This project combines a longue durée study of the intellectual underpinnings of notions of progress seen through the lens of specific ideas of human evolution with a concrete case study of its popular practices in British India at the turn of and into the first half of the 20th Century. Concerns about human and societal progress and decline under the conditions of modernity around the fin de siécle were raised on a quasi-global scale in an increasingly interconnected world, and this study proposes to trace the engagement of South Asian politicised circles with these debates, which are here seen as a dynamic field of force growing out of the exigencies of modernity rather than in terms of a metropole/periphery axis or the Empire. The popular political imagination into which such engagements congealed will then be related to the practices of mobilisation and instituting efficiency, that is to the disciplining and physical practices of the proposed main case studies, i.e. the Khaksar Teehrik, the Muslim League’s branch, the Muslim National Guards (MNG) and (the attempt at a) Muslim scout organisation in the orbit of the Muslim League Other rival movements and dynamics will be taken account of where specifically relevant. The contention here is that the disciplinarian, even authoritarian tendencies that are most starkly espoused in many action-oriented, anti-colonial groups but make for a powerful undercurrent of the wider nationalist debate across the political
board are deeply embedded in notions of a stage-ist model of (political and societal) development and in the social optimism of a modernist project itself and need to be related to contemporaneous notions of citizenship.
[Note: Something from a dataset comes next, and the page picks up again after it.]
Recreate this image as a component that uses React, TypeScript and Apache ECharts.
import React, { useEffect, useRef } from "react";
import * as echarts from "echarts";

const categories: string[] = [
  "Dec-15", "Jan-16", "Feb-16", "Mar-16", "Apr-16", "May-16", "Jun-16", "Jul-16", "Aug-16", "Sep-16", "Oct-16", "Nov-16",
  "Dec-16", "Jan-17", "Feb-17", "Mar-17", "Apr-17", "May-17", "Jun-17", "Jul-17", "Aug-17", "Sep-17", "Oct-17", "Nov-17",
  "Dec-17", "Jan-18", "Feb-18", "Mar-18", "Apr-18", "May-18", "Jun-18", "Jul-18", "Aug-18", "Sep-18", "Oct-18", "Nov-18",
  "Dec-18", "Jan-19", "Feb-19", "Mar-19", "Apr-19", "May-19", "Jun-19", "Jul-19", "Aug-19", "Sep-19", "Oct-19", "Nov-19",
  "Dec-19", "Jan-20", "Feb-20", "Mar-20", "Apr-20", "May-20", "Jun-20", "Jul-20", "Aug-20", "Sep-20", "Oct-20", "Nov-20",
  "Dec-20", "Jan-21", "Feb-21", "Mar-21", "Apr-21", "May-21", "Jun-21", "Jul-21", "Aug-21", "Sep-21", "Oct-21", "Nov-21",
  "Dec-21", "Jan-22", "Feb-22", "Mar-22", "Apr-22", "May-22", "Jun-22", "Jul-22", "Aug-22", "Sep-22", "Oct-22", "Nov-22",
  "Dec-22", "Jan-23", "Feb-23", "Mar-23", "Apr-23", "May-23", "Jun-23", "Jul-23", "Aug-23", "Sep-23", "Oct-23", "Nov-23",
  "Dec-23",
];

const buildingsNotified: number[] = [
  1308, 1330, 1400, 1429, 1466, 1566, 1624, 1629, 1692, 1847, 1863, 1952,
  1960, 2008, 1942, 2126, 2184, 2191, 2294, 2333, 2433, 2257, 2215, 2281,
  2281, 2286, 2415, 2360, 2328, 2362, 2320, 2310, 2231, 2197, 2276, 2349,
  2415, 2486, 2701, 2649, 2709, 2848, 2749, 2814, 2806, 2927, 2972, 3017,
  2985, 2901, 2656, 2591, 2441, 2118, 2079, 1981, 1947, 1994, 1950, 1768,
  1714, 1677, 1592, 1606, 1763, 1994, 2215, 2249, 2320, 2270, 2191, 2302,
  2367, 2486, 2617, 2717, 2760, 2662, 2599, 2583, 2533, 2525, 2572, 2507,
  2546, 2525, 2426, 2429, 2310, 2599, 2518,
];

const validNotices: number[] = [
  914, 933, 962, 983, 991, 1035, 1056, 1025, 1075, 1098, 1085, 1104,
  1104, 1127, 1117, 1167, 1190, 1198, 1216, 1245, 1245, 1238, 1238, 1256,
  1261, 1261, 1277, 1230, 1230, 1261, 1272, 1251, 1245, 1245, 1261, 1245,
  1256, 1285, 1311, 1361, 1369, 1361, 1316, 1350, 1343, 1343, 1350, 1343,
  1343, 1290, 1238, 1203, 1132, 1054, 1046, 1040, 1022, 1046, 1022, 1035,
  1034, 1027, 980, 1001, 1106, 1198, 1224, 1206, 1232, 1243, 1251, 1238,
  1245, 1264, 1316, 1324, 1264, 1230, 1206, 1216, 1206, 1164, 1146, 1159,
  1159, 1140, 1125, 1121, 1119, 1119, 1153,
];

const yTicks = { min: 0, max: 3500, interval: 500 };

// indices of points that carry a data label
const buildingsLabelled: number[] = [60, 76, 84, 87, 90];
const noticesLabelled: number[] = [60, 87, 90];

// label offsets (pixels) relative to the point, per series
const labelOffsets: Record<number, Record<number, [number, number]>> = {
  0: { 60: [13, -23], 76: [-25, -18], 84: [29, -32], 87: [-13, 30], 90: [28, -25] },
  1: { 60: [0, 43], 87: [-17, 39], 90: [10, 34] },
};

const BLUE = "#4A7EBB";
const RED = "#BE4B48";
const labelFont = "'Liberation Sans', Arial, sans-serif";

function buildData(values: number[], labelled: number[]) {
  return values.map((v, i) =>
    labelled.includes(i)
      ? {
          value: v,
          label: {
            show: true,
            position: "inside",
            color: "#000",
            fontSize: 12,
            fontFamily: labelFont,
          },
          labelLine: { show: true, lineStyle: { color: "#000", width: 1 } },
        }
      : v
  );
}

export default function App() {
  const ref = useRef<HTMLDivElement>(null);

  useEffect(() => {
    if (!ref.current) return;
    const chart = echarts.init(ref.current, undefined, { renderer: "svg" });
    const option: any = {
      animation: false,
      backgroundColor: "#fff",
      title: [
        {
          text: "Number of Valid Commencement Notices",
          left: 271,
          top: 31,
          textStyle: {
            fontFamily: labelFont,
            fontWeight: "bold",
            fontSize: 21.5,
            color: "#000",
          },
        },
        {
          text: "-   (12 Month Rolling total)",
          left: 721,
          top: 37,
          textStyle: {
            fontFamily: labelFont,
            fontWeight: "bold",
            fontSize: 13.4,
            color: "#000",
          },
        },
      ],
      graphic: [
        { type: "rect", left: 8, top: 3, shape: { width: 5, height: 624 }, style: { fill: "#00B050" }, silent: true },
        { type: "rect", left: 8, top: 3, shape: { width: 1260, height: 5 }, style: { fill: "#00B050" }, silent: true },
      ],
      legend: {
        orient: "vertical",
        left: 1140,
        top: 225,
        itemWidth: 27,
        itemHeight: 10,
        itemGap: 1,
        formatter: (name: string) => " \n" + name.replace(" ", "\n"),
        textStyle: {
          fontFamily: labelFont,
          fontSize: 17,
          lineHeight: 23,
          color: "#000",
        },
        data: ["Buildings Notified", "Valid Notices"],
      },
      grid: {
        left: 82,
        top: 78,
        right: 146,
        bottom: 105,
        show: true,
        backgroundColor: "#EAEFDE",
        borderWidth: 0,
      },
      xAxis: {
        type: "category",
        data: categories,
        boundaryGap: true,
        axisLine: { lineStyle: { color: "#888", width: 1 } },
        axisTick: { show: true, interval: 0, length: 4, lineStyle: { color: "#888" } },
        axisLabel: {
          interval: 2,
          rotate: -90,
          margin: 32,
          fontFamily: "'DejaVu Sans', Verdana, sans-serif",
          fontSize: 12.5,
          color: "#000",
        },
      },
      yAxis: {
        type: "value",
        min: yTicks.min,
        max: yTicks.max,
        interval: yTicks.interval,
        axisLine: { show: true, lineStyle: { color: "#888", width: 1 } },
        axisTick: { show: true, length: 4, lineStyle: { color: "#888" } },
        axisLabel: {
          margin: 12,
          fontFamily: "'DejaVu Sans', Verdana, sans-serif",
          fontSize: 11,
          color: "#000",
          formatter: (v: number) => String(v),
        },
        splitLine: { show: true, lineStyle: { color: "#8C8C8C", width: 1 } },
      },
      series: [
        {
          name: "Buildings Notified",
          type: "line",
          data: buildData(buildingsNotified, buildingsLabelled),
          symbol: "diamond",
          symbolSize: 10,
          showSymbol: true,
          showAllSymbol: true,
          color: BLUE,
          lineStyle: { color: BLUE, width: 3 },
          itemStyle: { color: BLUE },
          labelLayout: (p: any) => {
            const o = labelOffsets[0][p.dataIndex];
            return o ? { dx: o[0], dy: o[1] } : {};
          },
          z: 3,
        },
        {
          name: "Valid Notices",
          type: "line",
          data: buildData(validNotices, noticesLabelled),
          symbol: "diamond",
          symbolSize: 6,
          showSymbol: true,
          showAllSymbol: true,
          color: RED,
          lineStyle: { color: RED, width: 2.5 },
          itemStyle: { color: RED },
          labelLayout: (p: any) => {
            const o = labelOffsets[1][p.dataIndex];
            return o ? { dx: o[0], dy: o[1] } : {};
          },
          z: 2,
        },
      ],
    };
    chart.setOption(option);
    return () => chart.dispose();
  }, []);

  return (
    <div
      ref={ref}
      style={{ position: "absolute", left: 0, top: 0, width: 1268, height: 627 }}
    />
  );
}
The project inquires into the specific formation and phenotype of what will be seen here as a Zeitgeisti (in the sense of a widely shared, commonsensical discourse spanning multiple societies and nation-state entities) regarding the interdependence of a supposed human evolutionary or self-willed development and the advancement (in the more dystopian realm: survival) of ‘the nation’ in British India. This question seemed especially urgent for a Muslim minority that had to define its prospective place within the political entity visà- vis the other communities.